Sesto cantiere: rendere la Chiesa una casa sicura
Quale amante di Cristo e della sua Chiesa non potrebbe avere questo desiderio? Ma anche in questo caso, così come papa Francesco si è presentato come «il papa di tutti» pur esercitando la sua autorità con una caratteristica inflessibilità, allo stesso modo i suoi ripetuti interventi – talvolta in spregio elementare del diritto – in questioni sessuali (il card. Theodore Edgar McCarrick o il mosaicista padre Marko Ivan Rupnik S.I.) o finanziarie (il card. Giovanni Angelo Becciu) lasciano sbalorditi. Rendere la Chiesa una casa sicura dovrà iniziare con un chiarimento di questi affari oscuri e in particolare del ruolo che papa Francesco stesso avrà eventualmente svolto in essi.
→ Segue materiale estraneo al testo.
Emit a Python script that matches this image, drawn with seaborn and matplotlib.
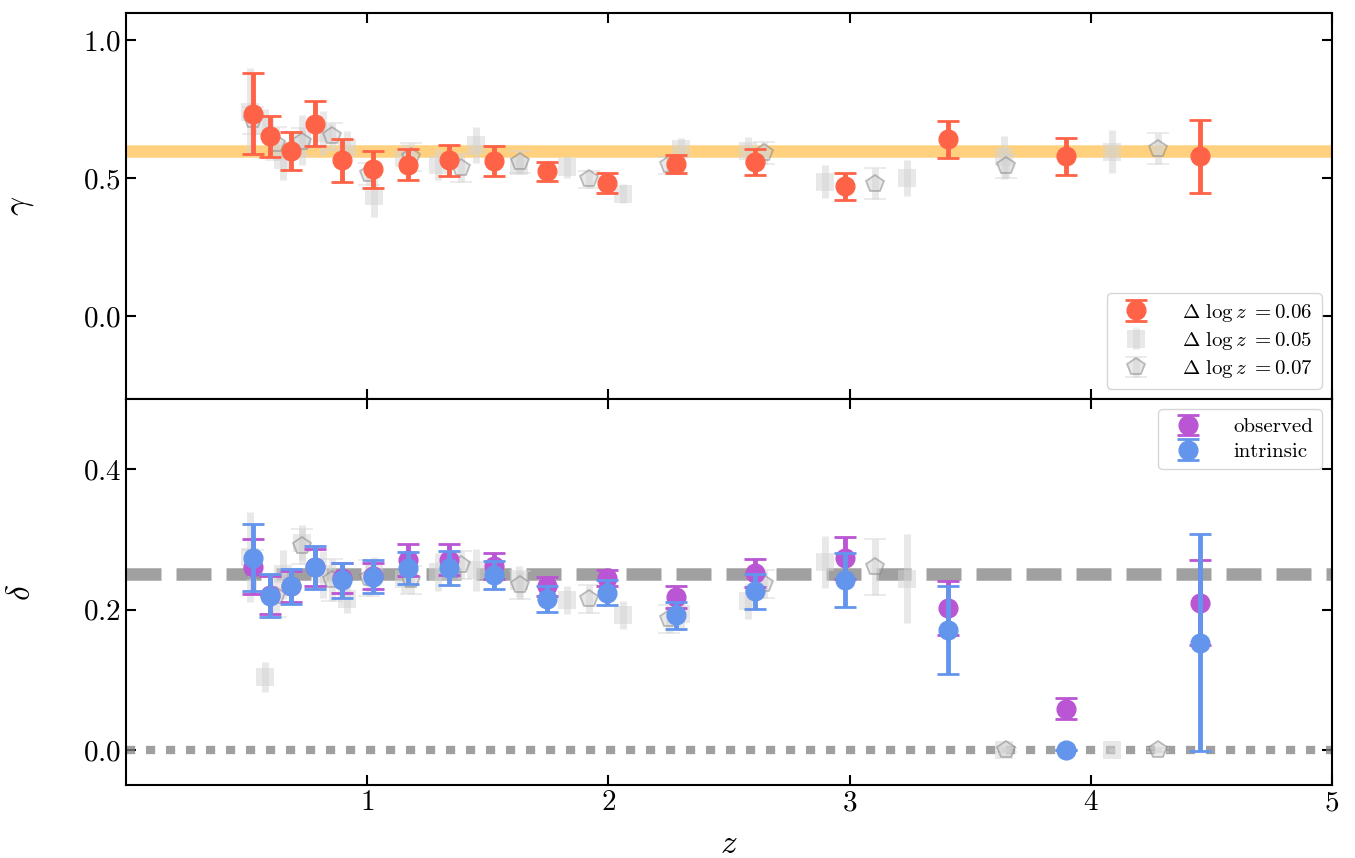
"""
gamma / delta vs redshift, two stacked panels sharing z.
"""
import matplotlib
matplotlib.use("Agg")
import matplotlib.pyplot as plt
import seaborn as sns

# --- Delta log z = 0.06 (main binning) ---
z_06 = [0.526, 0.597, 0.684, 0.783, 0.895, 1.024, 1.169, 1.339, 1.525,
        1.745, 1.993, 2.279, 2.607, 2.980, 3.407, 3.896, 4.451]
gamma_06 = [0.735, 0.652, 0.599, 0.698, 0.565, 0.533, 0.550, 0.565, 0.562,
            0.525, 0.483, 0.551, 0.559, 0.471, 0.641, 0.580, 0.580]
gamma_06_err = [0.148, 0.074, 0.068, 0.082, 0.078, 0.067, 0.055, 0.055, 0.054,
                0.035, 0.037, 0.033, 0.046, 0.050, 0.068, 0.068, 0.133]
delta_obs = [0.261, 0.221, 0.233, 0.260, 0.245, 0.248, 0.271, 0.271, 0.262,
             0.233, 0.245, 0.218, 0.252, 0.273, 0.202, 0.059, 0.210]
delta_obs_err = [0.039, 0.027, 0.022, 0.026, 0.022, 0.018, 0.023, 0.022, 0.018,
                 0.013, 0.011, 0.016, 0.020, 0.030, 0.038, 0.015, 0.060]
delta_int = [0.274, 0.220, 0.233, 0.260, 0.242, 0.247, 0.259, 0.259, 0.249,
             0.215, 0.224, 0.192, 0.226, 0.242, 0.171, 0.0, 0.153]
delta_int_err = [0.048, 0.031, 0.025, 0.030, 0.025, 0.023, 0.023, 0.024, 0.020,
                 0.018, 0.018, 0.019, 0.025, 0.038, 0.063, 0.0, 0.154]

# --- Delta log z = 0.05 (grey squares) ---
z_05 = [0.515, 0.578, 0.649, 0.728, 0.817, 0.916, 1.028, 1.153, 1.294, 1.45,
        1.63, 1.83, 2.06, 2.30, 2.58, 2.90, 3.24, 3.64, 4.09]
gamma_05 = [0.74, 0.69, 0.565, 0.64, 0.665, 0.61, 0.435, 0.575, 0.55, 0.62,
            0.545, 0.54, 0.445, 0.605, 0.60, 0.488, 0.50, 0.577, 0.596]
gamma_05_err = [0.16, 0.06, 0.07, 0.09, 0.08, 0.06, 0.075, 0.05, 0.055, 0.066,
                0.03, 0.04, 0.035, 0.04, 0.05, 0.06, 0.065, 0.078, 0.078]
delta_05 = [0.275, 0.104, 0.25, 0.295, 0.25, 0.215, 0.25, 0.243, 0.254, 0.256,
            0.24, 0.213, 0.192, 0.193, 0.212, 0.268, 0.244, 0.0, 0.0]
delta_05_err = [0.064, 0.022, 0.035, 0.025, 0.034, 0.02, 0.025, 0.02, 0.027, 0.03,
                0.022, 0.02, 0.02, 0.022, 0.026, 0.037, 0.063, 0.003, 0.003]

# --- Delta log z = 0.07 (grey pentagons) ---
z_07 = [0.528, 0.620, 0.729, 0.856, 1.006, 1.180, 1.388, 1.633, 1.919,
        2.250, 2.644, 3.104, 3.647, 4.277]
gamma_07 = [0.71, 0.626, 0.632, 0.652, 0.517, 0.578, 0.538, 0.559, 0.496,
            0.547, 0.592, 0.481, 0.543, 0.607]
gamma_07_err = [0.05, 0.06, 0.05, 0.05, 0.04, 0.05, 0.05, 0.04, 0.03,
                0.03, 0.04, 0.055, 0.04, 0.056]
delta_07 = [0.255, 0.22, 0.29, 0.242, 0.245, 0.242, 0.264, 0.235, 0.215,
            0.186, 0.237, 0.261, 0.0, 0.0]
delta_07_err = [0.03, 0.03, 0.025, 0.03, 0.025, 0.02, 0.02, 0.02, 0.02,
                0.02, 0.02, 0.04, 0.003, 0.003]

GAMMA_REF = 0.6
DELTA_REF = 0.25

LABELS = [r"$\Delta\ \log z\ = 0.06$", r"$\Delta\ \log z\ = 0.05$",
          r"$\Delta\ \log z\ = 0.07$"]

sns.set_theme(style="ticks")
plt.rcParams.update({
    "font.family": "serif",
    "font.serif": ["cmr10", "DejaVu Serif"],
    "mathtext.fontset": "cm",
    "axes.formatter.use_mathtext": True,
    "axes.linewidth": 1.5,
    "axes.edgecolor": "black",
    "text.color": "black",
    "axes.labelcolor": "black",
    "xtick.color": "black", "ytick.color": "black",
    "xtick.direction": "in", "ytick.direction": "in",
    "xtick.top": True, "ytick.right": True,
    "xtick.major.size": 7, "ytick.major.size": 7,
    "xtick.major.width": 1.5, "ytick.major.width": 1.5,
    "xtick.labelsize": 21, "ytick.labelsize": 21,
    "axes.labelsize": 24,
    "legend.fontsize": 15,
})

GREY_KW = dict(color="lightgrey", alpha=0.5, elinewidth=5, capsize=8,
               capthick=2, linestyle="none")


def grey_sets(ax, y05, e05, y07, e07):
    ax.errorbar(z_05, y05, yerr=e05, fmt="s", ms=13, mew=0, zorder=2,
                label=LABELS[1], **GREY_KW)
    ax.errorbar(z_07, y07, yerr=e07, fmt="p", ms=13, mfc="lightgrey",
                mec="grey", mew=1.3, zorder=2, label=LABELS[2], **GREY_KW)


fig, (ax1, ax2) = plt.subplots(2, 1, sharex=True, figsize=(13.55, 8.58), dpi=100)
fig.subplots_adjust(left=0.093, right=0.983, top=0.985, bottom=0.085, hspace=0)

# top panel: gamma
ax1.axhline(GAMMA_REF, color="orange", alpha=0.5, lw=9, zorder=1)
ax1.errorbar(z_06, gamma_06, yerr=gamma_06_err, fmt="o", color="tomato",
             ms=13.5, elinewidth=3.5, capsize=8, capthick=2, zorder=4,
             label=LABELS[0])
grey_sets(ax1, gamma_05, gamma_05_err, gamma_07, gamma_07_err)
ax1.set_ylim(-0.3, 1.1)
ax1.set_yticks([0.0, 0.5, 1.0])
ax1.set_ylabel(r"$\gamma$", labelpad=34)
ax1.legend(loc="lower right", handletextpad=1.2, borderpad=0.4,
           labelspacing=0.3, borderaxespad=0.5)

# bottom panel: delta
ax2.axhline(DELTA_REF, color="grey", alpha=0.75, lw=9, zorder=1,
            linestyle=(0, (2.8, 1.2)))
ax2.axhline(0.0, color="grey", alpha=0.75, lw=6, zorder=1,
            linestyle=(0, (1.1, 1.3)))
grey_sets(ax2, delta_05, delta_05_err, delta_07, delta_07_err)
ax2.errorbar(z_06, delta_obs, yerr=delta_obs_err, fmt="o",
             color="mediumorchid", ms=13.5, elinewidth=3.5, capsize=8,
             capthick=2, zorder=4, label="observed")
ax2.errorbar(z_06, delta_int, yerr=delta_int_err, fmt="o",
             color="cornflowerblue", ms=13.5, elinewidth=3.5, capsize=8,
             capthick=2, zorder=5, label="intrinsic")
ax2.set_ylim(-0.05, 0.5)
ax2.set_yticks([0.0, 0.2, 0.4])
ax2.set_ylabel(r"$\delta$", labelpad=34)
ax2.set_xlabel(r"$z$", labelpad=10)
h, l = ax2.get_legend_handles_labels()
ax2.legend(h[-2:], l[-2:], loc="upper right", handletextpad=1.2,
           borderpad=0.4, labelspacing=0.3, borderaxespad=0.5)

ax2.set_xlim(0, 5)
ax2.set_xticks([1, 2, 3, 4, 5])

fig.savefig("out.png", dpi=100)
Settimo cantiere: annunciare il Vangelo
Lo spirito del Concilio Vaticano II e le sue applicazioni concrete, lungi dall’aver realizzato la famosa «primavera della Chiesa» che i suoi promotori avevano annunciato, hanno lasciato il posto a un vero e proprio campo, se non di rovine, di avanzato degrado della Chiesa. A metà degli anni Settanta, il card. Giuseppe Siri, Arcivescovo metropolita di Genova ed esponente della minoranza conservatrice durante il Concilio Vaticano II, già in conversazioni private faceva questa implacabile constatazione sui famosi «frutti» del Concilio Vaticano II: «Il disastro è totale e le conseguenze universali». Annunciare il Vangelo, sì, certo, ovviamente! Ma ciò potrà avvenire solo quando l’istituzione ecclesiale sarà uscita dalla crisi esistenziale che la sta attraversando. Vale a dire predicare la Buona Novella a tempo e contro tempo, basandosi sull’insegnamento costante della Chiesa. Secondo san François de Sales, «le più grandi disgrazie della Chiesa sono venute dal fatto che l’arca della scienza si è trovata in mani diverse da quelle dei Leviti». Riappropriarsi della scienza della fede attraverso un catechismo solido è senza dubbio la vera condizione per una nuova evangelizzazione efficace.